While many companies are eliminating cube walls in an attempt to foster more collaboration between employees, a recent study shows this could be achieving the opposite effect.
Harvard University found that face-to-face communication between employees decreased by 70% after office floorplans were opened up. The study discovered workers withdrew from each other socially, preferring to communicate via email or instant messages.
Other employees reported feeling less creative, citing the need for quiet, secluded spaces to work most efficiently.
Other harmful effects
Not only can open offices hurt collaboration and productivity, but they can actually do damage to employees’ physical and mental health.

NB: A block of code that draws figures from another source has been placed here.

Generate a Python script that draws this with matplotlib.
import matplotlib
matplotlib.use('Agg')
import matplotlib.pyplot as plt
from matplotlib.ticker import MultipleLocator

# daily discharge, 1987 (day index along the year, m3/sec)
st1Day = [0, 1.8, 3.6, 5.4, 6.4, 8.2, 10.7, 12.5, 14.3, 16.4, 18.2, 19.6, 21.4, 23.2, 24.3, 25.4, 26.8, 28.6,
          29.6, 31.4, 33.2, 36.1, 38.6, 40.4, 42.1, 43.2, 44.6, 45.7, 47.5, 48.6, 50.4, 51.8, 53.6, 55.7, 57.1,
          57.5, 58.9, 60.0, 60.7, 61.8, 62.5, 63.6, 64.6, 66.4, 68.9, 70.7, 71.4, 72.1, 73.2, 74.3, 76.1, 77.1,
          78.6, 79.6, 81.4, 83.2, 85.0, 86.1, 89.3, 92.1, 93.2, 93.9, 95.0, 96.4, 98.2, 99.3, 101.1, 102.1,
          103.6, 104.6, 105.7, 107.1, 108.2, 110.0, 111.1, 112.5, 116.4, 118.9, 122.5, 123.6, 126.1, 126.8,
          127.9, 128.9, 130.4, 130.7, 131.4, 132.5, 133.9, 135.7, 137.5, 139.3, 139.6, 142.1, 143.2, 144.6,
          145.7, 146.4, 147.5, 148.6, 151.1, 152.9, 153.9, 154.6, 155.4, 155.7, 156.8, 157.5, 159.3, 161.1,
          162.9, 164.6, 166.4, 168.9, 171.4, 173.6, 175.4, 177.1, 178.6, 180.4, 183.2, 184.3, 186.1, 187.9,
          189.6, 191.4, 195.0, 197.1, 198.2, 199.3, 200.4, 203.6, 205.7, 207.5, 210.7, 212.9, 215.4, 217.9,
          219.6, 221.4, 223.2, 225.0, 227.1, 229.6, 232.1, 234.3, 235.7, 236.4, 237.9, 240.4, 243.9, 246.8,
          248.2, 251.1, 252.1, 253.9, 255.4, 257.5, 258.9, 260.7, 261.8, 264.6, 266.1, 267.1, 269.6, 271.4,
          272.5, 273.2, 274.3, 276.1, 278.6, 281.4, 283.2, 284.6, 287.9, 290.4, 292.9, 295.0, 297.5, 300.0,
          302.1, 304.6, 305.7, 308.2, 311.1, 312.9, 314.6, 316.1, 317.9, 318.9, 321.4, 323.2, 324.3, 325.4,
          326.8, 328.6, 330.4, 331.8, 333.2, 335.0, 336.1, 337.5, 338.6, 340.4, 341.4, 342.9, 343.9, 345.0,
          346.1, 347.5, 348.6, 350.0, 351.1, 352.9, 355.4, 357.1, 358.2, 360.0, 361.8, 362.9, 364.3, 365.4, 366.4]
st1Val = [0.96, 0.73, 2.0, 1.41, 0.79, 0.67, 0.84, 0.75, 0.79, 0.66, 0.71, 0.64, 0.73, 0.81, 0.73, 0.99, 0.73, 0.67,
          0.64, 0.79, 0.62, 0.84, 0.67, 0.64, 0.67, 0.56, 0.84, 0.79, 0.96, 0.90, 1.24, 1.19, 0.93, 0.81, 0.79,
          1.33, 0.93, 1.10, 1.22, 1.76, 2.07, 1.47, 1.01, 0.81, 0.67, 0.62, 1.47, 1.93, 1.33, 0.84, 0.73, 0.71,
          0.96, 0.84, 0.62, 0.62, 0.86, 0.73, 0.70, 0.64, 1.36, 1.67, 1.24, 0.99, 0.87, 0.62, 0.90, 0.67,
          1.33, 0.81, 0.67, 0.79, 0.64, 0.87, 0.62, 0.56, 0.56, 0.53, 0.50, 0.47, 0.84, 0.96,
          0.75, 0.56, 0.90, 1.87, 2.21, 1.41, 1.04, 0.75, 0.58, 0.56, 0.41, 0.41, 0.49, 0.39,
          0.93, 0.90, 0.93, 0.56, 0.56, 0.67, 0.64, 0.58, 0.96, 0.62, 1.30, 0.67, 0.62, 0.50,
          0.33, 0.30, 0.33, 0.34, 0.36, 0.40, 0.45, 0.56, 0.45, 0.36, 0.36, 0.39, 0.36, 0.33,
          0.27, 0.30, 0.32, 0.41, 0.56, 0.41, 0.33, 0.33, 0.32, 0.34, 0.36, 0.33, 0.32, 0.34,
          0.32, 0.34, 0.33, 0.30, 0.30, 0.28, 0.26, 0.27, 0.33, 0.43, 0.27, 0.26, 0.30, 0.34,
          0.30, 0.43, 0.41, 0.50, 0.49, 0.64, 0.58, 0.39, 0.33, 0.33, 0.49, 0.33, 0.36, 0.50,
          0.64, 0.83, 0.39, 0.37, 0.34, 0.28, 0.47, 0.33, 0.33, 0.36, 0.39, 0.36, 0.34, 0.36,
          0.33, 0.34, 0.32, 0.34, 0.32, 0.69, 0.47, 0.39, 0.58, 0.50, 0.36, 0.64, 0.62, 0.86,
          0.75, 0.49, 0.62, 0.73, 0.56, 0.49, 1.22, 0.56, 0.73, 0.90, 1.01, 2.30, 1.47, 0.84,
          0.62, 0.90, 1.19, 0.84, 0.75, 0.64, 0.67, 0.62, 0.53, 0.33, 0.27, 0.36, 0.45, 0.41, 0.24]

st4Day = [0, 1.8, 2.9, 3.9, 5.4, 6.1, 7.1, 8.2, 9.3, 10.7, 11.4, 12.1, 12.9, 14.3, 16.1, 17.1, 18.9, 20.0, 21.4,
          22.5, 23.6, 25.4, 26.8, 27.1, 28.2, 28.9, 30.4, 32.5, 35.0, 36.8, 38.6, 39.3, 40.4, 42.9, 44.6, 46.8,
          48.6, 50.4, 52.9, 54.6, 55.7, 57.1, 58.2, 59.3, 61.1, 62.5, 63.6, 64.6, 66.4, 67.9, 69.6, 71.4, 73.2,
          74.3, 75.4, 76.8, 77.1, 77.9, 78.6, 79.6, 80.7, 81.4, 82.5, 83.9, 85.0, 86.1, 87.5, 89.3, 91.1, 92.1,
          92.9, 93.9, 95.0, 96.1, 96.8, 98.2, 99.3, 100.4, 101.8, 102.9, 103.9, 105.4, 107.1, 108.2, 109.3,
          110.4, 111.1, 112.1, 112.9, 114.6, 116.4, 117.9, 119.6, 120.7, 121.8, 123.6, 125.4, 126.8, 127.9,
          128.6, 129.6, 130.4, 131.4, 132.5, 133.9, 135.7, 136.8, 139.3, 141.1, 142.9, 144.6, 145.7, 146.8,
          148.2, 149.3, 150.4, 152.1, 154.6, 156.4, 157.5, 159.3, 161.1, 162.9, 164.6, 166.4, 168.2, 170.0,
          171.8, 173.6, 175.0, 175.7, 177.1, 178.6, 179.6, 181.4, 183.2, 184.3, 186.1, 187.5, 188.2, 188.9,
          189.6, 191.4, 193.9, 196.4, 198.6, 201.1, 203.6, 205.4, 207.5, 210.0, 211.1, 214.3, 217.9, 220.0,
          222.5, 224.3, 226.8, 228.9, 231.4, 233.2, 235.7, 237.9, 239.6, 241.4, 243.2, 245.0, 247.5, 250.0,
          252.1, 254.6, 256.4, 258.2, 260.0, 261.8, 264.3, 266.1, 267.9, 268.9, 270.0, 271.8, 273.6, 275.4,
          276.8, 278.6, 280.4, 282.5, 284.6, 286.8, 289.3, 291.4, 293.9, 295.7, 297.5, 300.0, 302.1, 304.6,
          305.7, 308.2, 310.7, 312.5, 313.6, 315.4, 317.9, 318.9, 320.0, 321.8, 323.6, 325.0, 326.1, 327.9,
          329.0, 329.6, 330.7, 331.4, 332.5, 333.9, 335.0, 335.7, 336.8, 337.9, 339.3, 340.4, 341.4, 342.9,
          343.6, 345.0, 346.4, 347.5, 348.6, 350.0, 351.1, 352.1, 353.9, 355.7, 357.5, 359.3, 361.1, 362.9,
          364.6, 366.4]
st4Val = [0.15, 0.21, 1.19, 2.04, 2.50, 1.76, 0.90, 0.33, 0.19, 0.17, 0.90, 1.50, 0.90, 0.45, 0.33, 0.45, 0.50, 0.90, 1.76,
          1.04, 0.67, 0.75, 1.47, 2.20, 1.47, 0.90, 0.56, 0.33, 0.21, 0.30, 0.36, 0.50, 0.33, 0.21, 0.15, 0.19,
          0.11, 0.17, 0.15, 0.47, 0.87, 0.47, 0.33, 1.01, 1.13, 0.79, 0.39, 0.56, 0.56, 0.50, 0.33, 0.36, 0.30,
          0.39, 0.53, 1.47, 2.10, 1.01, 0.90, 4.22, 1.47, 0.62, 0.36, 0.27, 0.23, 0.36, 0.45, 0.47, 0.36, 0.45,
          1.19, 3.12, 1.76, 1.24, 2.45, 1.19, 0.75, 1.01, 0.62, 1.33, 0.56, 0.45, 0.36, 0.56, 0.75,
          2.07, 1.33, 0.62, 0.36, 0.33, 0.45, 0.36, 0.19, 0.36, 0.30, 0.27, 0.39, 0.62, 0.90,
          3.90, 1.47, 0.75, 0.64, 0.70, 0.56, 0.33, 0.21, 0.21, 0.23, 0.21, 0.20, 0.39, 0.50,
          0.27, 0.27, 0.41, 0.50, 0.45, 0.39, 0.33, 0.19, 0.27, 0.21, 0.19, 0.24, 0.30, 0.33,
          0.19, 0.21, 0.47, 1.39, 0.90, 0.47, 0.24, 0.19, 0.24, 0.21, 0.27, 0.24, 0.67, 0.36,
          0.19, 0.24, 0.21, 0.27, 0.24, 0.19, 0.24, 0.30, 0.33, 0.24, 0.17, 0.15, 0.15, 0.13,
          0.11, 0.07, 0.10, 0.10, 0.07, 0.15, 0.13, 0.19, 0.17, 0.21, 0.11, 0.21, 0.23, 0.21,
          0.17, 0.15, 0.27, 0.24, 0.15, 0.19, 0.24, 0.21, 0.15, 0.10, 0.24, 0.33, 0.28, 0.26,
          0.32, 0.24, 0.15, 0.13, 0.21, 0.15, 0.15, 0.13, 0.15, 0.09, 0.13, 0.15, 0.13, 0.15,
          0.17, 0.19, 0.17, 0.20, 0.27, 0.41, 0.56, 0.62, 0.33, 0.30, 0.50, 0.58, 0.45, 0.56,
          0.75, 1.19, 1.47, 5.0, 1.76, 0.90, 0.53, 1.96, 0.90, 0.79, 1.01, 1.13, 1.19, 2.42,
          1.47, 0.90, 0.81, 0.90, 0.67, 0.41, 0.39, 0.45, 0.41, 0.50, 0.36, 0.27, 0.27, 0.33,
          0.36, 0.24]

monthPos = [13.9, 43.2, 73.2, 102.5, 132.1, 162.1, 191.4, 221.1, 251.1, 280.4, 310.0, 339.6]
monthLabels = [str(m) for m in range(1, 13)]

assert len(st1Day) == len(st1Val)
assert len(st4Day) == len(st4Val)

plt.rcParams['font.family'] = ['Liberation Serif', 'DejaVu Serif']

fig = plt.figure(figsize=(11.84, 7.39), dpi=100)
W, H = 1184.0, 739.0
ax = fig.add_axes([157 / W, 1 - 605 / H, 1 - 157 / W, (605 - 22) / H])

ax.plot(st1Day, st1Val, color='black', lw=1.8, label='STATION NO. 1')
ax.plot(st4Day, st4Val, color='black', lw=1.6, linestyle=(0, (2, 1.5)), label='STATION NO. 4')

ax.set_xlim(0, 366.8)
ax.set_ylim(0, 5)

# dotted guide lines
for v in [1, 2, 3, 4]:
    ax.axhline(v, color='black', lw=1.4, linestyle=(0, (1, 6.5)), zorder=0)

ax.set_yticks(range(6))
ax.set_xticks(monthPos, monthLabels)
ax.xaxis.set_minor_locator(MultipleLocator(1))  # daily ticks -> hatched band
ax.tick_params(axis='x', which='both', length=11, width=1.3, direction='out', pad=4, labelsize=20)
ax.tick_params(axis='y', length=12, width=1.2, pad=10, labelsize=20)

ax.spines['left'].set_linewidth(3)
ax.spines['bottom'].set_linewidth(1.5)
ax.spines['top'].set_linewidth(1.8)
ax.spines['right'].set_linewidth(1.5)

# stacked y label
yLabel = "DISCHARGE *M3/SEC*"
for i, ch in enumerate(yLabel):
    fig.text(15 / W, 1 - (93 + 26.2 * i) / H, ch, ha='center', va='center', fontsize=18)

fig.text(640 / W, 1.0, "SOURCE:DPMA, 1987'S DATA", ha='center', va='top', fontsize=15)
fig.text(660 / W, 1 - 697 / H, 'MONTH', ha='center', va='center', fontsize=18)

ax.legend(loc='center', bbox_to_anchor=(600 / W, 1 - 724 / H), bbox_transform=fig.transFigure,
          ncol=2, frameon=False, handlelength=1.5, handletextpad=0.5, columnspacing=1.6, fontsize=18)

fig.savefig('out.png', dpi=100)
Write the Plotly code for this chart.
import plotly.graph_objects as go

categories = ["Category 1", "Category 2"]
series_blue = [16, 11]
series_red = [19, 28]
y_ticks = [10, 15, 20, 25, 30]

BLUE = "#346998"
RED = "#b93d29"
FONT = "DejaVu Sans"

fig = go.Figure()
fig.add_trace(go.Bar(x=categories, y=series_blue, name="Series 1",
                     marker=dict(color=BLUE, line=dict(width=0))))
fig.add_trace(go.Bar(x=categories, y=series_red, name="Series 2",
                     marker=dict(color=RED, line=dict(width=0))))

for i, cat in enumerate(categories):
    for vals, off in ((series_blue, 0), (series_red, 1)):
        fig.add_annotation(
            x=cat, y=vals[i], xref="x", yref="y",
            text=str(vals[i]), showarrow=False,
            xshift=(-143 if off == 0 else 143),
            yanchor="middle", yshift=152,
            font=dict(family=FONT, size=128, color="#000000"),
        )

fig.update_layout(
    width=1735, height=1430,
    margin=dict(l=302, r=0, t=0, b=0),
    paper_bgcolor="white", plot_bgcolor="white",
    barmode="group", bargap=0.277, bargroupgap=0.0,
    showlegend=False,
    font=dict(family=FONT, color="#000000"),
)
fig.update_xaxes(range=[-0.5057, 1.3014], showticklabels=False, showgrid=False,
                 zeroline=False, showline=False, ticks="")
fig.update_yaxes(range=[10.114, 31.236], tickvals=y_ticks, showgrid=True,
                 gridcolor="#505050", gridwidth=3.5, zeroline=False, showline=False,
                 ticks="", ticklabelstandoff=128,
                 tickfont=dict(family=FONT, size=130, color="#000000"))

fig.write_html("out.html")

Business writer Geoffrey James shared on Inc.com some more unintended side effects of open office spaces that can cause problems for employees.
- Managers are inescapable. A recent poll by Gallup shows that bad bosses are the top reason workers leave companies. For those who stick around, a bad boss can cause stress or even depression. And in an open office, managers are unavoidable, which can make the stress even worse. It’s important for employees to have a private space they can go to decompress.
- Sickness spreads more easily. Germy coughs and sneezes can travel up to 26 feet, and particles can stay in the air for ten minutes. When there are no cubicles or walls acting as barriers, the whole office can quickly get contaminated.
- Introverts will be uncomfortable. Roughly 50% of the population consider themselves to be more introverted than extroverted. This means the constant presence of other people can cause a lot of employees to feel anxious and uncomfortable. For some workers, forced interaction throughout the entire day can be too much to handle.
- It’s impossible to fully focus. When people around us are saying and doing things, our brains unconsciously pay attention to them. This makes it impossible for employees to work without any distractions in an open office. Constant multitasking can do major damage to workers’ productivity.